Emperor Wen died in 604, and was succeeded by Yang Lihua's brother Yang Guang (as Emperor Yang). The princess often attended to her brother, but on one occasion became a source of friction between him and his son Yang Jian (note different character than his grandfather) the Prince of Qi, as once she told Emperor Yang that a daughter of the Liu clan was beautiful, but Emperor Yang initially took no action. She then offered the woman to Yang Jian, who took her as a concubine. When Emperor Yang subsequently asked her about Lady Yang, she stated that she had already given her to Yang Jian, which brought displeasure to Emperor Yang.

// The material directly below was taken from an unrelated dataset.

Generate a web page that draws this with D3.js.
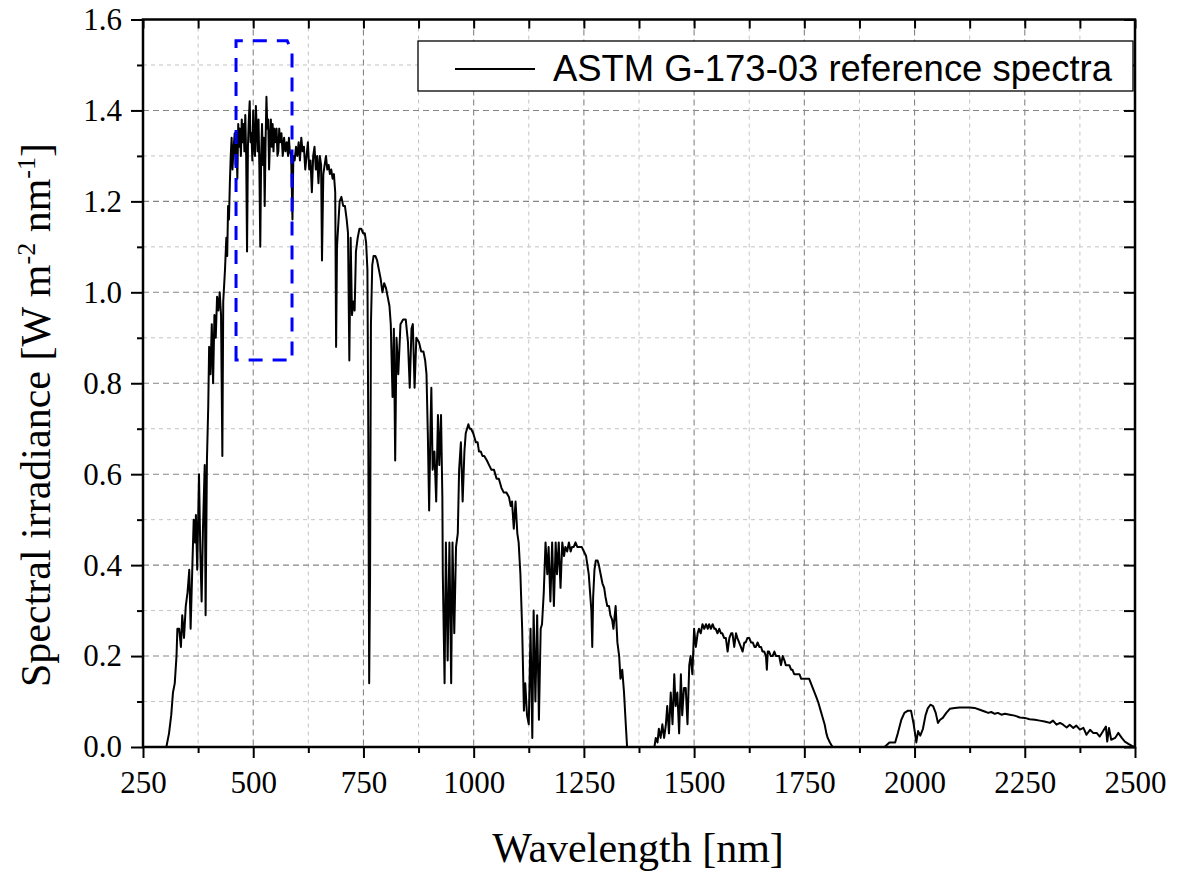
<!DOCTYPE html>
<html>
<head>
<meta charset="utf-8">
<script src="https://cdn.jsdelivr.net/npm/d3@7"></script>
<style>
  body { margin: 0; background: #fff; }
  svg { display: block; }
</style>
</head>
<body>
<svg width="1186" height="872"></svg>
<script>
// ASTM G-173-03 spectrum (nm, W m-2 nm-1)
var wavelength = [
  280,295,303,309,314,318,322,326,328,332,
  336,339,343,347,351,355,358,362,365,368,
  370,373,377,380,383,386,390,392,395,398,
  400,403,406,409,412,415,418,421,424,427,
  430,432,436,439,441,443,445,447,449,451,
  453,455,458,460,462,464,466,468,470,472,
  474,476,478,480,482,484,486,488,490,492,
  494,496,498,500,502,504,506,508,510,512,
  514,516,518,520,522,524,526,528,530,532,
  534,536,538,540,542,544,546,548,550,553,
  555,557,559,561,564,567,570,573,576,579,
  581,583,586,589,591,594,597,600,603,606,
  609,612,615,618,621,624,627,630,633,636,
  639,642,645,648,651,654,656,659,662,665,
  668,671,674,677,680,683,686,688,690,693,
  696,700,704,708,712,715,718,721,724,727,
  730,733,737,741,745,749,753,756,759,761,
  763,765,767,770,773,777,781,785,789,793,
  797,801,805,809,812,814,816,819,822,825,
  829,834,840,846,851,855,859,862,866,870,
  876,881,886,890,893,896,899,902,904,907,
  911,915,919,922,926,929,930,934,937,941,
  945,949,952,956,960,964,967,971,975,979,
  982,985,988,991,994,999,1005,1009,1012,1016,
  1020,1024,1030,1035,1040,1046,1052,1057,1063,1068,
  1074,1080,1084,1087,1091,1095,1099,1102,1106,1110,
  1114,1117,1121,1125,1129,1133,1136,1140,1144,1148,
  1152,1155,1159,1163,1167,1170,1174,1178,1182,1186,
  1189,1193,1197,1201,1205,1208,1212,1216,1220,1223,
  1227,1231,1235,1239,1245,1250,1255,1258,1261,1264,
  1267,1269,1271,1274,1277,1281,1284,1288,1292,1296,
  1299,1303,1307,1310,1314,1317,1322,1326,1330,1333,
  1337,1341,1345,1348,1405,1410,1413,1417,1420,1424,
  1428,1432,1436,1439,1443,1447,1451,1455,1458,1462,
  1466,1470,1473,1477,1481,1485,1489,1492,1496,1500,
  1504,1508,1511,1515,1519,1523,1527,1531,1534,1538,
  1542,1546,1549,1553,1557,1561,1564,1568,1572,1576,
  1580,1584,1587,1591,1595,1598,1602,1606,1610,1614,
  1617,1621,1625,1629,1633,1637,1640,1644,1648,1652,
  1655,1659,1663,1665,1667,1670,1674,1678,1682,1686,
  1690,1693,1697,1701,1705,1708,1712,1716,1720,1723,
  1727,1731,1735,1739,1743,1747,1750,1754,1758,1761,
  1765,1769,1773,1777,1781,1784,1787,1790,1793,1796,
  1800,1803,1808,1814,1932,1943,1951,1956,1962,1970,
  1977,1985,1992,1998,2004,2008,2013,2019,2025,2030,
  2036,2042,2048,2053,2058,2064,2072,2080,2091,2102,
  2114,2125,2136,2148,2159,2167,2174,2182,2189,2197,
  2205,2216,2227,2239,2250,2261,2273,2284,2295,2307,
  2314,2322,2330,2337,2345,2352,2360,2367,2375,2383,
  2390,2398,2405,2413,2420,2427,2434,2437,2441,2446,
  2455,2462,2470,2477,2485,2496,2500
];

var irradiance = [
  0,0,0,0.03,0.07,0.12,0.14,0.20,0.26,0.26,
  0.22,0.29,0.24,0.31,0.34,0.39,0.26,0.40,0.50,0.45,
  0.51,0.39,0.60,0.43,0.32,0.48,0.62,0.29,0.63,0.75,
  0.88,0.82,0.93,0.80,0.95,0.90,0.99,0.96,1.00,0.95,
  0.64,0.98,1.05,1.12,1.08,1.19,1.16,1.24,1.30,1.34,
  1.27,1.31,1.35,1.28,1.33,1.25,1.37,1.32,1.36,1.30,
  1.38,1.33,1.37,1.31,1.39,1.30,1.09,1.32,1.38,1.42,
  1.33,1.35,1.29,1.40,1.32,1.30,1.41,1.36,1.31,1.38,
  1.27,1.10,1.30,1.37,1.28,1.34,1.19,1.33,1.43,1.36,
  1.38,1.27,1.33,1.38,1.32,1.37,1.31,1.36,1.33,1.36,
  1.30,1.31,1.36,1.33,1.35,1.30,1.34,1.31,1.33,1.30,
  1.34,1.31,1.30,1.16,1.30,1.29,1.32,1.30,1.33,1.29,
  1.34,1.31,1.32,1.27,1.30,1.33,1.27,1.29,1.22,1.30,
  1.32,1.27,1.30,1.24,1.30,1.28,1.07,1.26,1.28,1.30,
  1.27,1.28,1.26,1.27,1.25,1.26,1.22,0.88,1.10,1.15,
  1.20,1.21,1.19,1.19,1.16,1.13,0.85,1.12,0.95,0.98,
  0.96,1.09,1.12,1.14,1.14,1.13,1.13,1.11,1.05,0.69,
  0.14,0.37,0.93,1.06,1.08,1.08,1.07,1.05,1.03,1.00,
  1.02,1.01,0.99,0.97,0.93,0.85,0.77,0.92,0.63,0.90,
  0.82,0.93,0.94,0.94,0.89,0.79,0.92,0.93,0.79,0.90,
  0.89,0.87,0.87,0.85,0.82,0.69,0.52,0.70,0.79,0.61,
  0.65,0.54,0.73,0.62,0.73,0.55,0.38,0.14,0.45,0.19,
  0.45,0.14,0.45,0.25,0.44,0.47,0.61,0.67,0.54,0.65,
  0.69,0.70,0.71,0.70,0.70,0.69,0.67,0.67,0.65,0.65,
  0.64,0.64,0.63,0.62,0.61,0.61,0.59,0.59,0.57,0.56,
  0.56,0.55,0.53,0.54,0.48,0.54,0.47,0.45,0.38,0.26,
  0.08,0.14,0.07,0.05,0.26,0.02,0.30,0.10,0.29,0.06,
  0.26,0.27,0.34,0.45,0.38,0.44,0.32,0.45,0.31,0.45,
  0.38,0.45,0.35,0.45,0.42,0.44,0.43,0.45,0.43,0.44,
  0.44,0.45,0.44,0.44,0.44,0.43,0.42,0.40,0.38,0.34,
  0.30,0.22,0.33,0.39,0.41,0.41,0.40,0.38,0.36,0.35,
  0.33,0.31,0.31,0.29,0.28,0.26,0.31,0.23,0.20,0.15,
  0.17,0.12,0.05,0.00,0.00,0.00,0.02,0.01,0.04,0.02,
  0.05,0.02,0.05,0.09,0.03,0.12,0.05,0.16,0.09,0.12,
  0.03,0.16,0.07,0.13,0.13,0.05,0.18,0.20,0.16,0.26,
  0.22,0.25,0.26,0.25,0.27,0.26,0.27,0.26,0.27,0.26,
  0.27,0.26,0.26,0.25,0.26,0.25,0.25,0.24,0.24,0.21,
  0.24,0.25,0.25,0.22,0.25,0.24,0.23,0.22,0.21,0.23,
  0.23,0.24,0.24,0.23,0.23,0.22,0.22,0.23,0.22,0.22,
  0.21,0.21,0.20,0.17,0.21,0.21,0.20,0.20,0.21,0.20,
  0.20,0.20,0.18,0.20,0.19,0.18,0.18,0.18,0.17,0.17,
  0.16,0.16,0.16,0.16,0.15,0.15,0.15,0.15,0.15,0.15,
  0.14,0.13,0.12,0.11,0.10,0.09,0.08,0.07,0.06,0.05,
  0.03,0.02,0.01,0,0,0.01,0.01,0.01,0.03,0.06,
  0.075,0.08,0.08,0.05,0.01,0.035,0.025,0.04,0.07,0.085,
  0.093,0.09,0.075,0.053,0.06,0.064,0.075,0.084,0.086,0.087,
  0.087,0.087,0.086,0.082,0.078,0.075,0.077,0.073,0.075,0.071,
  0.073,0.071,0.069,0.065,0.064,0.061,0.06,0.058,0.056,0.053,
  0.058,0.049,0.053,0.049,0.043,0.049,0.042,0.047,0.038,0.042,
  0.027,0.038,0.031,0.031,0.023,0.034,0.045,0.012,0.042,0.016,
  0.02,0.031,0.02,0.012,0.007,0.001,0
];

var xTicks = [250, 500, 750, 1000, 1250, 1500, 1750, 2000, 2250, 2500];
var xMinor = [375, 625, 875, 1125, 1375, 1625, 1875, 2125, 2375];
var yTicks = [0, 0.2, 0.4, 0.6, 0.8, 1.0, 1.2, 1.4, 1.6];
var yMinor = [0.1, 0.3, 0.5, 0.7, 0.9, 1.1, 1.3, 1.5];

// highlighted region (blue dashed), wavelength / irradiance
var boxWl  = [461, 461, 577, 588, 588];
var boxIrr = [0.851, 1.553, 1.553, 1.530, 0.851];

var legendLabel = "ASTM G-173-03 reference spectra";

if (wavelength.length != irradiance.length) console.error("length mismatch", wavelength.length, irradiance.length);

var svg = d3.select("svg"),
    margin = {top: 19.5, right: 51, bottom: 125, left: 143},
    width = +svg.attr("width") - margin.left - margin.right,
    height = +svg.attr("height") - margin.top - margin.bottom,
    g = svg.append("g").attr("transform", "translate(" + margin.left + "," + margin.top + ")");

var x = d3.scaleLinear().domain([250, 2500]).range([0, width]);
var y = d3.scaleLinear().domain([0, 1.6]).range([height, 0]);

var serif = "'Liberation Serif', 'Times New Roman', serif";

// grid, minor first
g.append("g").selectAll("line").data(xMinor).enter().append("line")
    .attr("x1", d => x(d)).attr("x2", d => x(d)).attr("y1", 0).attr("y2", height)
    .attr("stroke", "#c4c4c4").attr("stroke-width", 1).attr("stroke-dasharray", "4,4");
g.append("g").selectAll("line").data(yMinor).enter().append("line")
    .attr("y1", d => y(d)).attr("y2", d => y(d)).attr("x1", 0).attr("x2", width)
    .attr("stroke", "#c4c4c4").attr("stroke-width", 1).attr("stroke-dasharray", "4,4");
g.append("g").selectAll("line").data(xTicks).enter().append("line")
    .attr("x1", d => x(d)).attr("x2", d => x(d)).attr("y1", 0).attr("y2", height)
    .attr("stroke", "#858585").attr("stroke-width", 1.1).attr("stroke-dasharray", "6,4");
g.append("g").selectAll("line").data(yTicks).enter().append("line")
    .attr("y1", d => y(d)).attr("y2", d => y(d)).attr("x1", 0).attr("x2", width)
    .attr("stroke", "#858585").attr("stroke-width", 1.1).attr("stroke-dasharray", "6,4");

// spectrum
var pts = d3.zip(wavelength, irradiance);
g.append("path")
    .datum(pts)
    .attr("fill", "none")
    .attr("stroke", "#000")
    .attr("stroke-width", 2)
    .attr("stroke-linejoin", "round")
    .attr("d", d3.line().x(d => x(d[0])).y(d => y(d[1])));

// blue dashed box
g.append("path")
    .datum(d3.zip(boxWl, boxIrr))
    .attr("fill", "none")
    .attr("stroke", "#0000ff")
    .attr("stroke-width", 3)
    .attr("stroke-dasharray", "14,10")
    .attr("d", d3.line().x(d => x(d[0])).y(d => y(d[1])).curve(d3.curveLinearClosed));

// legend
var leg = svg.append("g").attr("transform", "translate(418,41)");
leg.append("rect").attr("width", 715).attr("height", 50)
    .attr("fill", "#fff").attr("stroke", "#000").attr("stroke-width", 1.3);
leg.append("line").attr("x1", 37).attr("x2", 117).attr("y1", 28).attr("y2", 28)
    .attr("stroke", "#000").attr("stroke-width", 2);
leg.append("text").attr("x", 135).attr("y", 40)
    .attr("font-family", "'Liberation Sans', Arial, sans-serif")
    .attr("font-size", 36)
    .attr("textLength", 559).attr("lengthAdjust", "spacingAndGlyphs")
    .text(legendLabel);

// axes
var axisStyle = function(sel) {
  sel.select(".domain").remove();
  sel.selectAll(".tick line").attr("stroke", "#000").attr("stroke-width", 2);
  sel.selectAll("text").attr("font-family", serif).attr("font-size", 31).attr("fill", "#000");
};

g.append("g").attr("transform", "translate(0," + height + ")")
    .call(d3.axisBottom(x).tickValues(xTicks).tickSize(11).tickPadding(13).tickFormat(d3.format("d")))
    .call(axisStyle);
g.append("g").attr("transform", "translate(0," + height + ")")
    .call(d3.axisBottom(x).tickValues(xMinor).tickSize(6).tickFormat(""))
    .call(axisStyle);
g.append("g")
    .call(d3.axisLeft(y).tickValues(yTicks).tickSize(12).tickPadding(9).tickFormat(d3.format(".1f")))
    .call(axisStyle);
g.append("g")
    .call(d3.axisLeft(y).tickValues(yMinor).tickSize(6).tickFormat(""))
    .call(axisStyle);
// mirrored ticks pointing inward
g.append("g")
    .call(d3.axisBottom(x).tickValues(xTicks.concat(xMinor)).tickSize(9).tickFormat(""))
    .call(axisStyle);
g.append("g").attr("transform", "translate(" + width + ",0)")
    .call(d3.axisLeft(y).tickValues(yTicks.concat(yMinor)).tickSize(11).tickFormat(""))
    .call(axisStyle);

// frame
g.append("rect").attr("width", width).attr("height", height)
    .attr("fill", "none").attr("stroke", "#000").attr("stroke-width", 2.5);

// titles
svg.append("text")
    .attr("x", margin.left + width / 2 - 1).attr("y", 862)
    .attr("text-anchor", "middle")
    .attr("font-family", serif).attr("font-size", 42)
    .text("Wavelength [nm]");

var yt = svg.append("text")
    .attr("transform", "translate(50,415) rotate(-90)")
    .attr("text-anchor", "middle")
    .attr("font-family", serif).attr("font-size", 42);
yt.append("tspan").text("Spectral irradiance [W m");
yt.append("tspan").attr("font-size", 26).attr("dy", -15).text("-2");
yt.append("tspan").attr("dy", 15).text(" nm");
yt.append("tspan").attr("font-size", 26).attr("dy", -15).text("-1");
yt.append("tspan").attr("dy", 15).text("]");
</script>
</body>
</html>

In 609, while accompanying Emperor Yang on a visit to Zhangye, Yang Lihua grew ill, and she asked Emperor Yang to transfer her fief (five times the size of a usual ducal fief) to Li, stating that she was concerned for her daughter and therefore wanted her son-in-law to have her fief. Emperor Yang agreed, and did so after she died thereafter. However, in 615, when Emperor Yang became suspicious of Li Min over popular rumors that the next emperor would be from the Li clan, he had his associate Yuwen Shu investigate the matter. Yuwen Shu persuaded Yuwen Eying that Li Min and his uncle Li Hun (李渾) (who had previously offended Yuwen Shu by refusing to pay Yuwen Shu a bribe that he had promised) were beyond help, and that she needed to save herself—and therefore got her to submit a confession stating that members of the Li clan were planning a coup to support Li Min as emperor. When Emperor Yang saw the confession, he believed the truth thereof, and he executed Li Hun, Li Min, and 30 other members of their clan. Several months later, Yuwen Eying was also poisoned to death.